Collaboration policy

You may discuss the homework freely with other students, but please refrain from looking at code or writeups by others. You must ultimately implement your own code and write up your own solution. Similarly, you may discuss the projects with other groups, but each group must ultimately produce their own code and report. In contrast, the take home exams are to be completed yourself, and should not be discussed with anyone. The paper review is also an individual assignment, though you are free to discuss the paper with others as long as you produce your own review.

Late work and grading

Except for the final exam, all work is due at 11:59 pm on the due date.
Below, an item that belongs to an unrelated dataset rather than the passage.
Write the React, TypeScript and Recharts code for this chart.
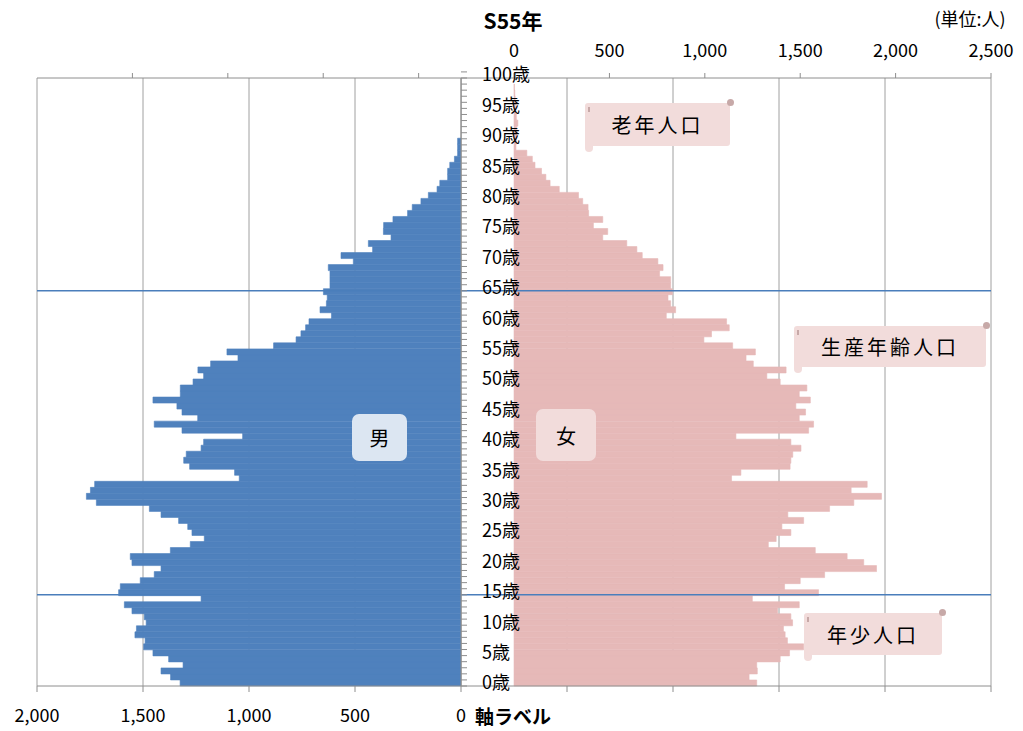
import { BarChart, Bar, XAxis, YAxis, CartesianGrid, ReferenceLine } from 'recharts';

// ages 0..100 (one row per year of age)
const ages = Array.from({ length: 101 }, (_, i) => i);

const maleCounts = [
  1325, 1370, 1415, 1311, 1379, 1453, 1497, 1490, 1538, 1531,
  1485, 1494, 1552, 1588, 1226, 1615, 1607, 1513, 1447, 1415,
  1552, 1560, 1371, 1277, 1211, 1269, 1289, 1332, 1415, 1470,
  1720, 1767, 1748, 1728, 1046, 1068, 1280, 1308, 1296, 1226,
  1214, 1030, 1316, 1447, 1242, 1316, 1340, 1453, 1324, 1324,
  1264, 1214, 1241, 1181, 1052, 1104, 884, 778, 755, 733,
  717, 611, 665, 635, 631, 649, 618, 618, 618, 626,
  508, 566, 417, 437, 330, 366, 365, 321, 252, 230,
  189, 154, 113, 100, 63, 63, 53, 31, 16, 16,
  16, 0, 0, 0, 0, 0, 0, 0, 0, 0,
  0,
];

const femaleCounts = [
  1272, 1232, 1275, 1272, 1395, 1444, 1518, 1433, 1421, 1412,
  1460, 1451, 1381, 1495, 1249, 1596, 1418, 1500, 1628, 1900,
  1833, 1746, 1579, 1333, 1374, 1451, 1404, 1518, 1435, 1654,
  1781, 1926, 1767, 1851, 1140, 1189, 1447, 1451, 1461, 1504,
  1451, 1163, 1544, 1570, 1495, 1528, 1477, 1553, 1495, 1535,
  1395, 1325, 1426, 1254, 1216, 1265, 1146, 995, 1035, 1128,
  1114, 798, 847, 821, 807, 830, 821, 821, 763, 781,
  754, 672, 644, 591, 465, 491, 416, 465, 391, 388,
  360, 338, 237, 189, 167, 144, 110, 96, 67, 10,
  12, 14, 14, 20, 12, 8, 7, 6, 4, 2,
  0,
];

const labelAges = [0, 5, 10, 15, 20, 25, 30, 35, 40, 45, 50, 55, 60, 65, 70, 75, 80, 85, 90, 95, 100];
const maleTicks = [0, 500, 1000, 1500, 2000];
const maleTopTicks = [500, 1000, 1500, 2000];
const femaleTicks = [0, 500, 1000, 1500, 2000, 2500];
const femaleGridTicks = [0, 500, 1000, 1500, 2000];
const ageEdges = Array.from({ length: 102 }, (_, i) => i);
const boundaryAges = [65, 15];

const rows = ages.map((age, i) => ({ age, male: maleCounts[i], female: femaleCounts[i] }));
// label ticks sit in the middle of each one-year band
const labelTicks = labelAges.map((a) => a + 0.5);

const FONT = '"Noto Sans CJK JP", "Noto Sans", sans-serif';
const AXIS_GREY = '#8e8e8e';
const GRID_GREY = '#a0a0a0';
const MALE_BLUE = '#4f81bd';
const FEMALE_PINK = '#e6b9b8';
const LINE_BLUE = '#4a7ebb';
const NOTE_PINK = '#f2dcdb';

const fmt = (v: number) => v.toLocaleString('en-US');
const blank = () => '';
const ageLabel = (v: number) => `${Math.round(v - 0.5)}歳`;

type NoteProps = { left: number; top: number; width: number; height: number; text: string };

function Scroll({ left, top, width, height, text }: NoteProps) {
  return (
    <div style={{ position: 'absolute', left, top, width, height }}>
      <div style={{ position: 'absolute', left: 0, top: 0, width, height, background: NOTE_PINK, borderRadius: 3 }} />
      <div style={{ position: 'absolute', left: 0, top: height - 4, width: 8, height: 10, background: NOTE_PINK, borderRadius: '0 0 4px 4px' }} />
      <div style={{ position: 'absolute', right: -4, top: -4, width: 7, height: 7, borderRadius: '50%', background: '#c7a9a8' }} />
      <div style={{ position: 'absolute', left: 3, top: 4, width: 2, height: 5, background: '#c7a9a8' }} />
      <div style={{ position: 'absolute', left: 0, top: 0, width, height, display: 'flex', alignItems: 'center', justifyContent: 'center', fontSize: 20, letterSpacing: 3, color: '#000' }}>
        {text}
      </div>
    </div>
  );
}

function Tag({ left, top, width, height, text, bg }: NoteProps & { bg: string }) {
  return (
    <div style={{ position: 'absolute', left, top, width, height, background: bg, borderRadius: 7, display: 'flex', alignItems: 'center', justifyContent: 'center', fontSize: 20, color: '#000' }}>
      {text}
    </div>
  );
}

export default function App() {
  return (
    <div style={{ position: 'absolute', left: 0, top: 0, width: 1023, height: 731, background: '#fff', fontFamily: FONT, overflow: 'hidden' }}>
      {/* female side */}
      <div style={{ position: 'absolute', left: 461, top: 0 }}>
        <BarChart layout="vertical" width={562} height={731} data={rows} barCategoryGap={0}
          margin={{ top: 48, right: 32, bottom: 0, left: 0 }}>
          <CartesianGrid xAxisId="b" yAxisId="c" horizontal={false} stroke={GRID_GREY} />
          <XAxis xAxisId="f" type="number" orientation="top" domain={[-278, 2500]} allowDataOverflow
            ticks={femaleTicks} tickFormatter={fmt} height={30} tickSize={5} tickMargin={16}
            stroke={AXIS_GREY} tick={{ fill: '#000', fontSize: 18, fontFamily: FONT }} />
          <XAxis xAxisId="b" type="number" orientation="bottom" domain={[-500, 2000]} allowDataOverflow
            ticks={femaleGridTicks} tickFormatter={blank} height={45} tickSize={6} stroke={AXIS_GREY} />
          <YAxis yAxisId="c" type="category" dataKey="age" reversed hide />
          <YAxis yAxisId="tk" type="number" domain={[0, 101]} reversed hide allowDataOverflow />
          <Bar xAxisId="f" yAxisId="c" dataKey="female" fill={FEMALE_PINK} stroke={FEMALE_PINK} strokeWidth={0.6}
            isAnimationActive={false} />
          {boundaryAges.map((a) => (
            <ReferenceLine key={a} xAxisId="f" yAxisId="tk" y={a} stroke={LINE_BLUE} strokeWidth={1.5} />
          ))}
        </BarChart>
      </div>

      {/* male side, with the age axis on its right edge */}
      <div style={{ position: 'absolute', left: 0, top: 0 }}>
        <BarChart layout="vertical" width={549} height={731} data={rows} barCategoryGap={0}
          margin={{ top: 48, right: 0, bottom: 0, left: 37 }}>
          <CartesianGrid xAxisId="m" yAxisId="c" horizontal={false} stroke={GRID_GREY} />
          <XAxis xAxisId="m" type="number" orientation="bottom" domain={[0, 2000]} reversed allowDataOverflow
            ticks={maleTicks} tickFormatter={fmt} height={45} tickSize={6} tickMargin={17}
            stroke={AXIS_GREY} tick={{ fill: '#000', fontSize: 18, fontFamily: FONT }} />
          <XAxis xAxisId="t" type="number" orientation="top" domain={[0, 2222]} allowDataOverflow
            ticks={maleTopTicks} tickFormatter={blank} height={30} tickSize={5} stroke={AXIS_GREY} />
          <YAxis yAxisId="c" type="category" dataKey="age" reversed hide />
          <YAxis yAxisId="ylbl" type="number" orientation="right" domain={[0, 101]} reversed allowDataOverflow
            ticks={labelTicks} interval={0} tickFormatter={ageLabel} width={80} tickSize={0} tickMargin={13}
            axisLine={false} tickLine={false} tick={{ fill: '#000', fontSize: 18, fontFamily: FONT, textAnchor: 'start' }} />
          <YAxis yAxisId="yedge" type="number" orientation="right" domain={[0, 101]} reversed allowDataOverflow
            ticks={ageEdges} interval={0} tickFormatter={blank} width={8} tickSize={6} stroke={AXIS_GREY} />
          <Bar xAxisId="m" yAxisId="c" dataKey="male" fill={MALE_BLUE} stroke={MALE_BLUE} strokeWidth={0.6}
            isAnimationActive={false} />
          {boundaryAges.map((a) => (
            <ReferenceLine key={a} xAxisId="m" yAxisId="yedge" y={a} stroke={LINE_BLUE} strokeWidth={1.5} />
          ))}
        </BarChart>
      </div>

      {/* texts and notes */}
      <div style={{ position: 'absolute', left: 470, top: 9, width: 86, textAlign: 'center', fontSize: 21, fontWeight: 'bold', lineHeight: '22px' }}>S55年</div>
      <div style={{ position: 'absolute', left: 920, top: 6, width: 100, textAlign: 'center', fontSize: 18, lineHeight: '24px' }}>(単位:人)</div>
      <div style={{ position: 'absolute', left: 468, top: 703, width: 90, textAlign: 'center', fontSize: 19, fontWeight: 'bold', lineHeight: '26px' }}>軸ラベル</div>

      <Tag left={352} top={414} width={55} height={47} text="男" bg="#dce6f2" />
      <Tag left={536} top={409} width={60} height={52} text="女" bg={NOTE_PINK} />

      <Scroll left={585} top={103} width={145} height={43} text="老年人口" />
      <Scroll left={794} top={326} width={192} height={41} text="生産年齢人口" />
      <Scroll left={804} top={613} width={138} height={42} text="年少人口" />
    </div>
  );
}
Homework, projects, and exams must be submitted via Gradescope. For each homework assignment, project, and the paper review you are allowed up to two "slip days". You may not use slip days for the take-home exams.

Grades will be posted to Gradescope, and regrade requests must be submitted within one week.

Academic integrity

The Cornell Code of Academic Integrity applies to this course.


In compliance with the Cornell University policy and equal access laws, I am available to discuss appropriate academic accommodations that may be required for student with disabilities. Requests for academic accommodations are to be made during the first three weeks of the semester, except for unusual circumstances, so arrangements can be made. Students are encouraged to register with Student Disability Services to verify their eligibility for appropriate accommodations.


You should expect and demand to be treated by your classmates and the course staff with respect. You belong here, and we are here to help you learn and enjoy this course. If any incident occurs that challenges this commitment to a supportive and inclusive environment, please let the instructors know so that the issue can be addressed. We are personally committed to this, and subscribe to the Computer Science Department’s Values of Inclusion. [Statement reproduced with permission from Dan Grossman.]

Mental health resources

Cornell University provides a comprehensive set of mental health resources.